The contributions of our early Christian foresisters to early Christian faith, community, and mission can only become historically visible when we are willing to abandon our outdated androcentric models of historical reconstruction. By highlighting the often unconscious bias of established so-called objective scholarship as well as the obfuscating functions of androcentric language of biblical sources, a hermeneutics of suspicion is able to recover glimpses of the discipleship of equals in the beginnings of Christianity as a heritage and vision for all of us.

Elizabeth Schussler Fiorenza, “Missionaries, Apostles, Co-workers: Romans 16 and the Reconstruction of Women’s Early Christian History”, in Ann Loades (ed), Feminist Theology: A Reader, SPCK: London (1990)

I have long since abandoned Christianity as a bad job, metaphysically, epistemologically, and morally. But I have long remembered this “hermeneutics of suspicion”, and applied it in all sorts of situations, trying to think about what has not been said, what has been ignored, what is informed by bias and prejudice. Now I think it is time to apply that hermeneutics of suspicion to myself and in particular, to my own participation in racism. I’m not about to flagellate myself over it; I didn’t create the racism that permeates our society. But I can refuse to participate further in it, and the first step to doing that will be to recognise it, even in myself.

So, where did you learn your racism?

Categories: Diversity · Feminism · Society

9 responses so far ↓

  • artandmylife // Tuesday 6 May 2008 at 11:24 am

    I had parents terrified by living on the Southern Coast during WWII that Japanses were coming to kill them and who had heir older brothers in POW camps. I had a grandfather who wouldn’t speak to their dirty Maori neighbours, but a grandmother who would let me sneak over to trade vegtables from the garden for fresh fish and seafood. I had parents removed me from a Standard 2 class because we were learning Maori yet my mother had been engaged to a ‘maori boy’ who’s father was a chief and old aunt was a “real lady”.

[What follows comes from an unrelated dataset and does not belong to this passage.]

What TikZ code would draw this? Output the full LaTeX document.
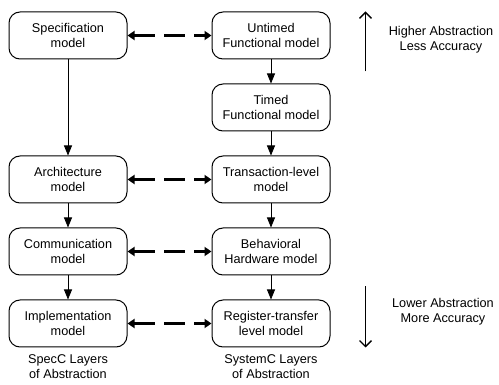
\documentclass[tikz,border=0pt]{standalone}
\usepackage{fontspec}
\setmainfont{Liberation Sans}
\usetikzlibrary{arrows.meta,positioning}

\begin{document}
\begin{tikzpicture}[
  x=1pt, y=1pt,
  model/.style={rectangle, rounded corners=11pt, draw, line width=1pt,
                minimum width=118pt, minimum height=47pt, align=center,
                font=\fontsize{12.7}{15}\selectfont, inner sep=2pt},
  flow/.style={-{Triangle[width=8pt,length=10pt]}, line width=0.8pt},
  link/.style={{Triangle[width=9pt,length=7pt]}-{Triangle[width=9pt,length=7pt]},
               line width=2.8pt, dash pattern=on 21pt off 9pt},
  trend/.style={-{Straight Barb[width=12pt,length=6pt]}, line width=1.3pt},
  note/.style={align=center, font=\fontsize{12.7}{15}\selectfont},
  node distance=24pt and 84pt
]
  \useasboundingbox (0,0) rectangle (499,-385);

  % SystemC column
  \node[model] (UF) at (271,-35.5) {Untimed\\Functional model};
  \node[model, below=of UF] (TF) {Timed\\Functional model};
  \node[model, below=of TF] (TL) {Transaction-level\\model};
  \node[model, below=of TL] (BH) {Behavioral\\Hardware model};
  \node[model, below=of BH] (RT) {Register-transfer\\level model};

  % SpecC column
  \node[model, left=of UF] (SP) {Specification\\model};
  \node[model, left=of TL] (AR) {Architecture\\model};
  \node[model, left=of BH] (CM) {Communication\\model};
  \node[model, left=of RT] (IM) {Implementation\\model};

  \foreach \a/\b in {SP/AR, AR/CM, CM/IM, UF/TF, TF/TL, TL/BH, BH/RT}
    \draw[flow] (\a.south) -- (\b.north);

  \foreach \a/\b in {SP/UF, AR/TL, CM/BH, IM/RT}
    \draw[link] (\a.east) -- (\b.west);

  % Abstraction trend
  \coordinate[right=35pt of UF.north east] (hiTop);
  \coordinate[below=60pt of hiTop] (hiBot);
  \draw[trend] (hiBot) -- (hiTop);
  \node[note] (hiNote) at (441,-40) {Higher Abstraction\\Less Accuracy};

  \coordinate[right=35pt of RT.south east] (loBot);
  \coordinate[above=61pt of loBot] (loTop);
  \draw[trend] (loTop) -- (loBot);
  \node[note] (loNote) at (443,-312) {Lower Abstraction\\More Accuracy};

  % Column captions
  \node[note, below=6pt of IM, inner sep=1pt] (specCap) {SpecC Layers\\of Abstraction};
  \node[note, below=6pt of RT, inner sep=1pt] (sysCap) {SystemC Layers\\of Abstraction};
\end{tikzpicture}
\end{document}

  • Julie // Tuesday 6 May 2008 at 1:10 pm

    I grew up in a pretty white place, we had two brown faces in class - one Maori boy who didn’t seem to come to school a lot, and the other an Indian boy whose parents really did run the local dairy. My secondary was a bit more diverse, but it wasn’t really until university that I started to see people without thinking of them as just “white people in disguise”.

    Last year I went to Christchurch for a conference and was really struck by the almost complete absence of brown faces. The only Maori or Pacific Islanders I saw were the ones who came with me. This probably isn’t all that representative of Chch, and I mean no attack on that city. It was more telling for me that I noticed that for the first time and felt a sense of absence as a result.

    Thanks for writing this Deborah, I have no idea what to write for the Carnival of Allies myself, do you think it is ok just to put up a short post promoting it?

  • kim // Tuesday 6 May 2008 at 5:25 pm

    Holy kranglebags - very thought provoking. I guess I learnt my racism from my grandmother.

    At primary school I was put in a class where we were taught basic te reo and Maori culture (which I found fascinating). Sadly, my grandmother belittled my enthusiasm, which left me feeling both hurt and confused.

    Apparently she was “one of those dirty Maoris from down the road” when she met my (nice white) grandfather some time in the 1930s. Her father died when she was quite young and, as half-castes, I’m told she and her sisters and brother were treated even more poorly as they didn’t properly fit in the white or Maori camp. I understand she didn’t have a very easy time of it growing up. Sadly, right up until the day she died, she insisted that she wasn’t “one of those bloody Maoris”; as far as she was concerned, she was Scottish (like her father).

    This has just triggered a thought - I wonder what would have happened if her mother had been Scottish and her father Maori?

  • Paul // Tuesday 6 May 2008 at 6:23 pm

    This is a conversation that happened between my wife (part Samoan) and our Mr 4 yesterday.

    “Hey Mummy my skin isn’t like yours, you’ve got brown skin”

    “Thats right”

    “But your hair is brown just like mine”

    “Yes it is”

    I don’t think that this is the beginnings of racism but we teach our children to differentiate from an early age and in some things we teach them to apply values to different things (gold coin/silver coin, hot/cold etc) and I guess that we have to make positive acknowledgements of Humanities differences to attempt to avoid those ugly isms.

  • malcolm // Tuesday 6 May 2008 at 9:59 pm

    Is there a predisposition? If so, I wonder how much of it is a tendency to distrust difference, and how much a tendency to enjoy dominance. And how we change it.

  • Paul // Wednesday 7 May 2008 at 4:20 am

    Two further thoughts… I was a Police constable for about 10 years and was regularly accused of being racist and picking on persons on the basis of skin colour. Firstly, how do you prove that you are not something?? Secondly, after a long conversation with a gentleman who was defending himself in court while waiting for the JPs to make a decision and disgussing the horrendous maori arrest/prison stats we could only come up with this chicken and egg question. Did police look at Maori people more often because they were more likely to be the offenders or were Maori people more likely to be the offenders because police looked at them more often ?? We came to no conclusion but it is an uncomfortable thought.

  • merc // Wednesday 7 May 2008 at 6:47 am

    Where I get political and fall for Tariana Turia, surfers don’t see any colour except shades of blue and green,
    http://www.surfbreak.org.nz/modules/articles/article.php?id=18

  • Anastasiya Vladimirovna Lychyova // Sunday 11 May 2008 at 6:26 pm

    Thank you for this post my friend

  • Ben R // Tuesday 20 May 2008 at 10:29 am

    I don’t think it’s simply a cultural or learned behaviour. You have to look at how humans tend to think and how we’ve evolved to think.

    People evolved in small groups & psychology shows that we tend to exhibit an “in group bias” towards those similar to us and an “out-group bias” towards those dissimilar.

    This is a universal human trait. Sometimes it manifests in race, other times in terms of religion or nationality.